Charts and diagrams as code:
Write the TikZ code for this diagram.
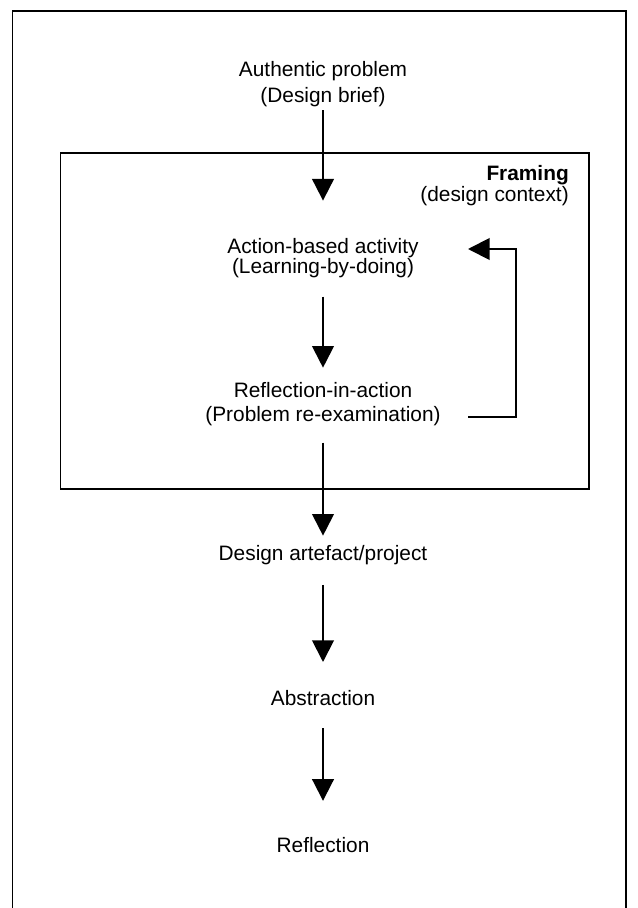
\documentclass[tikz,border=0pt]{standalone}
\usepackage{fontspec}
\setmainfont{Liberation Sans}
\usepackage{tikz}
\usetikzlibrary{arrows.meta,positioning,calc}

\begin{document}
\begin{tikzpicture}[
    x=0.03cm, y=-0.03cm,
    stage/.style={align=center, inner sep=0pt, font=\fontsize{17.8}{22}\selectfont},
    arrow/.style={-{Triangle[length=18.5pt, width=18.5pt]}, line width=1.7pt}
]
\useasboundingbox (0,0) rectangle (637,908);

% Outer frame and framing box
\draw[line width=1.2pt] (12.5,11) rectangle (626,930);
\draw[line width=0.9pt] (60.5,153) rectangle (589,489);

% Stages
\node[stage] (auth) at (323,84) {Authentic problem\\(Design brief)};
\node[stage, font=\fontsize{17.8}{17}\selectfont] (act) at (323,258) {Action-based activity\\(Learning-by-doing)};
\node[stage, font=\fontsize{17.8}{21}\selectfont] (refl) at (323,404) {Reflection-in-action\\(Problem re-examination)};
\node[stage] (artefact) at (323,555) {Design artefact/project};
\node[stage] (abstr) at (323,698) {Abstraction};
\node[stage] (final) at (323,845) {Reflection};

% Framing label
\node[stage, align=right, anchor=east, font=\fontsize{17.8}{18}\selectfont] (framing) at (569,186) {\textbf{Framing}\\(design context)};

% Arrows
\draw[arrow, shorten <=3pt, shorten >=32pt] (auth) -- (act);
\draw[arrow, shorten <=16pt, shorten >=12pt] (act) -- (refl);
\draw[arrow, shorten <=14pt, shorten >=8pt] (refl) -- (artefact);
\draw[arrow, shorten <=17pt, shorten >=24pt] (artefact) -- (abstr);
\draw[arrow, shorten <=19pt, shorten >=31pt] (abstr) -- (final);

% Feedback loop
\coordinate (fbout) at (468,417);
\coordinate (fbin) at (468,249);
\draw[arrow] (fbout) -- ++(48,0) |- (fbin);

\end{tikzpicture}
\end{document}
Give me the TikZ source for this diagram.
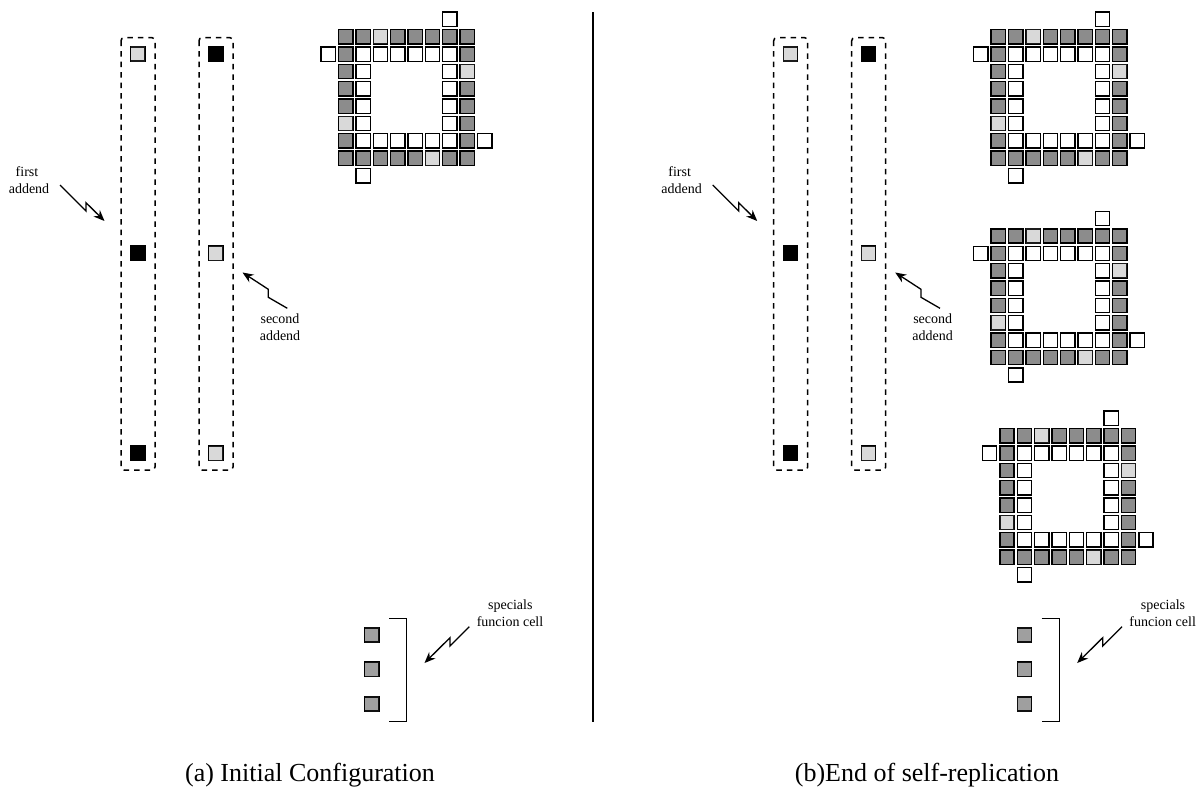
\documentclass[tikz,border=0pt]{standalone}
\usepackage{fontspec}
\setmainfont{Liberation Serif}
\usetikzlibrary{arrows.meta,patterns.meta}
\tikzset{
  cellbase/.style={draw=black,line width=1.4pt,minimum size=14.3pt,inner sep=0pt,outer sep=0pt,anchor=center},
  wcell/.style={cellbase,fill=white},
  gcell/.style={cellbase,fill=black!45},
  dcell/.style={cellbase,fill=black!4,postaction={pattern={Dots[distance=2pt,radius=.55pt]},pattern color=black!50}},
  scell/.style={cellbase,fill=black!28,postaction={pattern={Dots[distance=2pt,radius=.6pt]},pattern color=black!70}},
  bcell/.style={cellbase,fill=black},
  band/.style={draw=black,line width=1.5pt,dash pattern=on 5.5pt off 5pt,rounded corners=3pt},
  zap/.style={draw=black,line width=1.3pt,-{Stealth[length=11pt,width=9pt]}},
  lbl/.style={font=\fontsize{14}{16}\selectfont,inner sep=0pt},
  captext/.style={font=\fontsize{26}{30}\selectfont,inner sep=0pt,anchor=base},
  vrule/.style={draw=black,line width=1.4pt},
}
% #1 name prefix, #2 x of column 1, #3 y of row 1
\newcommand{\ringgrid}[3]{%
  \foreach \r in {1,...,8}{\foreach \c in {1,...,8}{%
    \pgfmathtruncatemacro{\k}{\c+100*\r}%
    \def\st{}%
    \ifnum\k=103 \def\st{dcell}\fi \ifnum\k=806 \def\st{dcell}\fi
    \ifnum\k=308 \def\st{dcell}\fi \ifnum\k=601 \def\st{dcell}\fi
    \ifx\st\empty
      \ifnum\r=1 \def\st{gcell}\fi \ifnum\r=8 \def\st{gcell}\fi
      \ifnum\c=1 \def\st{gcell}\fi \ifnum\c=8 \def\st{gcell}\fi
    \fi
    \ifx\st\empty
      \ifnum\r=2 \def\st{wcell}\fi \ifnum\r=7 \def\st{wcell}\fi
      \ifnum\c=2 \def\st{wcell}\fi \ifnum\c=7 \def\st{wcell}\fi
    \fi
    \ifx\st\empty\else
      \node[\st] (#1r\r c\c) at ({#2+(\c-1)*17.37},{#3+(\r-1)*17.37}) {};
    \fi
  }}%
  \node[wcell] (#1t) at ({#2+6*17.37},{#3-17.37}) {};
  \node[wcell] (#1l) at ({#2-17.37},{#3+17.37}) {};
  \node[wcell] (#1e) at ({#2+8*17.37},{#3+6*17.37}) {};
  \node[wcell] (#1b) at ({#2+17.37},{#3+8*17.37}) {};
}
% #1 prefix, #2 x offset
\newcommand{\panel}[2]{%
  \draw[band] (#2+121,37.7) rectangle (#2+155,470);
  \draw[band] (#2+199,37.7) rectangle (#2+233,470);
  \node[dcell] (#1a1) at (#2+137.7,54) {};
  \node[bcell] (#1a2) at (#2+137.7,253.3) {};
  \node[bcell] (#1a3) at (#2+137.7,453.3) {};
  \node[bcell] (#1b1) at (#2+215.7,54) {};
  \node[dcell] (#1b2) at (#2+215.7,253.3) {};
  \node[dcell] (#1b3) at (#2+215.7,453.3) {};
  \node[lbl] (#1first) at (#2+27,172) {first};
  \node[lbl] (#1addA) at (#2+29,189) {addend};
  \node[lbl] (#1second) at (#2+280,319) {second};
  \node[lbl] (#1addB) at (#2+280,336) {addend};
  \coordinate (#1fs) at (#2+60,185);
  \coordinate (#1fe) at (#2+104.5,221);
  \coordinate (#1ss) at (#2+287.3,308.3);
  \coordinate (#1se) at (#2+242.5,272.5);
  \draw[zap] (#1fs) -- (#2+86,211) -- (#2+86,202.7) -- (#1fe);
  \draw[zap] (#1ss) -- (#2+268.3,297.3) -- (#2+268.3,289.3) -- (#1se);
  \node[scell] (#1s1) at (#2+371.7,635) {};
  \node[scell] (#1s2) at (#2+371.7,669.3) {};
  \node[scell] (#1s3) at (#2+371.7,704) {};
  \draw[vrule] (#2+389,618.3) -- (#2+406.7,618.3) -- (#2+406.7,721.7) -- (#2+389,721.7);
  \node[lbl] (#1spec) at (#2+510.3,605.7) {specials};
  \node[lbl] (#1func) at (#2+510,622) {funcion cell};
  \coordinate (#1ps) at (#2+469.3,626.7);
  \coordinate (#1pe) at (#2+424.5,663);
  \draw[zap] (#1ps) -- (#2+450,646) -- (#2+450,637.7) -- (#1pe);
}
\begin{document}
\begin{tikzpicture}[x=1pt,y=-1pt]
\useasboundingbox (0,0) rectangle (1204,787);
\fill[white] (0,0) rectangle (1204,787);
\panel{L}{0}
\panel{R}{652.7}
\ringgrid{A}{345.7}{36.7}
\ringgrid{B}{998.3}{36.7}
\ringgrid{C}{998.3}{236}
\ringgrid{D}{1007}{435.7}
\coordinate (divT) at (593,12);
\coordinate (divB) at (593,722);
\draw[vrule] (divT) -- (divB);
\node[captext] (capa) at (310,781) {(a) Initial Configuration};
\node[captext] (capb) at (927,781) {(b)End of self-replication};
\end{tikzpicture}
\end{document}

[EXERCISE OBJECTIVE]: Can you restate all the records above word for word while dropping the pictures?

[EXERCISE RESULT]:
Write the TikZ code for this diagram.
\documentclass[tikz,border=0pt]{standalone}
\usepackage{fontspec}
\setmainfont{Liberation Sans}
\usepackage{tikz}
\usetikzlibrary{arrows.meta,positioning,calc}

\begin{document}
\begin{tikzpicture}[
    x=0.03cm, y=-0.03cm,
    stage/.style={align=center, inner sep=0pt, font=\fontsize{17.8}{22}\selectfont},
    arrow/.style={-{Triangle[length=18.5pt, width=18.5pt]}, line width=1.7pt}
]
\useasboundingbox (0,0) rectangle (637,908);

% Outer frame and framing box
\draw[line width=1.2pt] (12.5,11) rectangle (626,930);
\draw[line width=0.9pt] (60.5,153) rectangle (589,489);

% Stages
\node[stage] (auth) at (323,84) {Authentic problem\\(Design brief)};
\node[stage, font=\fontsize{17.8}{17}\selectfont] (act) at (323,258) {Action-based activity\\(Learning-by-doing)};
\node[stage, font=\fontsize{17.8}{21}\selectfont] (refl) at (323,404) {Reflection-in-action\\(Problem re-examination)};
\node[stage] (artefact) at (323,555) {Design artefact/project};
\node[stage] (abstr) at (323,698) {Abstraction};
\node[stage] (final) at (323,845) {Reflection};

% Framing label
\node[stage, align=right, anchor=east, font=\fontsize{17.8}{18}\selectfont] (framing) at (569,186) {\textbf{Framing}\\(design context)};

% Arrows
\draw[arrow, shorten <=3pt, shorten >=32pt] (auth) -- (act);
\draw[arrow, shorten <=16pt, shorten >=12pt] (act) -- (refl);
\draw[arrow, shorten <=14pt, shorten >=8pt] (refl) -- (artefact);
\draw[arrow, shorten <=17pt, shorten >=24pt] (artefact) -- (abstr);
\draw[arrow, shorten <=19pt, shorten >=31pt] (abstr) -- (final);

% Feedback loop
\coordinate (fbout) at (468,417);
\coordinate (fbin) at (468,249);
\draw[arrow] (fbout) -- ++(48,0) |- (fbin);

\end{tikzpicture}
\end{document}
Give me the TikZ source for this diagram.
\documentclass[tikz,border=0pt]{standalone}
\usepackage{fontspec}
\setmainfont{Liberation Serif}
\usetikzlibrary{arrows.meta,patterns.meta}
\tikzset{
  cellbase/.style={draw=black,line width=1.4pt,minimum size=14.3pt,inner sep=0pt,outer sep=0pt,anchor=center},
  wcell/.style={cellbase,fill=white},
  gcell/.style={cellbase,fill=black!45},
  dcell/.style={cellbase,fill=black!4,postaction={pattern={Dots[distance=2pt,radius=.55pt]},pattern color=black!50}},
  scell/.style={cellbase,fill=black!28,postaction={pattern={Dots[distance=2pt,radius=.6pt]},pattern color=black!70}},
  bcell/.style={cellbase,fill=black},
  band/.style={draw=black,line width=1.5pt,dash pattern=on 5.5pt off 5pt,rounded corners=3pt},
  zap/.style={draw=black,line width=1.3pt,-{Stealth[length=11pt,width=9pt]}},
  lbl/.style={font=\fontsize{14}{16}\selectfont,inner sep=0pt},
  captext/.style={font=\fontsize{26}{30}\selectfont,inner sep=0pt,anchor=base},
  vrule/.style={draw=black,line width=1.4pt},
}
% #1 name prefix, #2 x of column 1, #3 y of row 1
\newcommand{\ringgrid}[3]{%
  \foreach \r in {1,...,8}{\foreach \c in {1,...,8}{%
    \pgfmathtruncatemacro{\k}{\c+100*\r}%
    \def\st{}%
    \ifnum\k=103 \def\st{dcell}\fi \ifnum\k=806 \def\st{dcell}\fi
    \ifnum\k=308 \def\st{dcell}\fi \ifnum\k=601 \def\st{dcell}\fi
    \ifx\st\empty
      \ifnum\r=1 \def\st{gcell}\fi \ifnum\r=8 \def\st{gcell}\fi
      \ifnum\c=1 \def\st{gcell}\fi \ifnum\c=8 \def\st{gcell}\fi
    \fi
    \ifx\st\empty
      \ifnum\r=2 \def\st{wcell}\fi \ifnum\r=7 \def\st{wcell}\fi
      \ifnum\c=2 \def\st{wcell}\fi \ifnum\c=7 \def\st{wcell}\fi
    \fi
    \ifx\st\empty\else
      \node[\st] (#1r\r c\c) at ({#2+(\c-1)*17.37},{#3+(\r-1)*17.37}) {};
    \fi
  }}%
  \node[wcell] (#1t) at ({#2+6*17.37},{#3-17.37}) {};
  \node[wcell] (#1l) at ({#2-17.37},{#3+17.37}) {};
  \node[wcell] (#1e) at ({#2+8*17.37},{#3+6*17.37}) {};
  \node[wcell] (#1b) at ({#2+17.37},{#3+8*17.37}) {};
}
% #1 prefix, #2 x offset
\newcommand{\panel}[2]{%
  \draw[band] (#2+121,37.7) rectangle (#2+155,470);
  \draw[band] (#2+199,37.7) rectangle (#2+233,470);
  \node[dcell] (#1a1) at (#2+137.7,54) {};
  \node[bcell] (#1a2) at (#2+137.7,253.3) {};
  \node[bcell] (#1a3) at (#2+137.7,453.3) {};
  \node[bcell] (#1b1) at (#2+215.7,54) {};
  \node[dcell] (#1b2) at (#2+215.7,253.3) {};
  \node[dcell] (#1b3) at (#2+215.7,453.3) {};
  \node[lbl] (#1first) at (#2+27,172) {first};
  \node[lbl] (#1addA) at (#2+29,189) {addend};
  \node[lbl] (#1second) at (#2+280,319) {second};
  \node[lbl] (#1addB) at (#2+280,336) {addend};
  \coordinate (#1fs) at (#2+60,185);
  \coordinate (#1fe) at (#2+104.5,221);
  \coordinate (#1ss) at (#2+287.3,308.3);
  \coordinate (#1se) at (#2+242.5,272.5);
  \draw[zap] (#1fs) -- (#2+86,211) -- (#2+86,202.7) -- (#1fe);
  \draw[zap] (#1ss) -- (#2+268.3,297.3) -- (#2+268.3,289.3) -- (#1se);
  \node[scell] (#1s1) at (#2+371.7,635) {};
  \node[scell] (#1s2) at (#2+371.7,669.3) {};
  \node[scell] (#1s3) at (#2+371.7,704) {};
  \draw[vrule] (#2+389,618.3) -- (#2+406.7,618.3) -- (#2+406.7,721.7) -- (#2+389,721.7);
  \node[lbl] (#1spec) at (#2+510.3,605.7) {specials};
  \node[lbl] (#1func) at (#2+510,622) {funcion cell};
  \coordinate (#1ps) at (#2+469.3,626.7);
  \coordinate (#1pe) at (#2+424.5,663);
  \draw[zap] (#1ps) -- (#2+450,646) -- (#2+450,637.7) -- (#1pe);
}
\begin{document}
\begin{tikzpicture}[x=1pt,y=-1pt]
\useasboundingbox (0,0) rectangle (1204,787);
\fill[white] (0,0) rectangle (1204,787);
\panel{L}{0}
\panel{R}{652.7}
\ringgrid{A}{345.7}{36.7}
\ringgrid{B}{998.3}{36.7}
\ringgrid{C}{998.3}{236}
\ringgrid{D}{1007}{435.7}
\coordinate (divT) at (593,12);
\coordinate (divB) at (593,722);
\draw[vrule] (divT) -- (divB);
\node[captext] (capa) at (310,781) {(a) Initial Configuration};
\node[captext] (capb) at (927,781) {(b)End of self-replication};
\end{tikzpicture}
\end{document}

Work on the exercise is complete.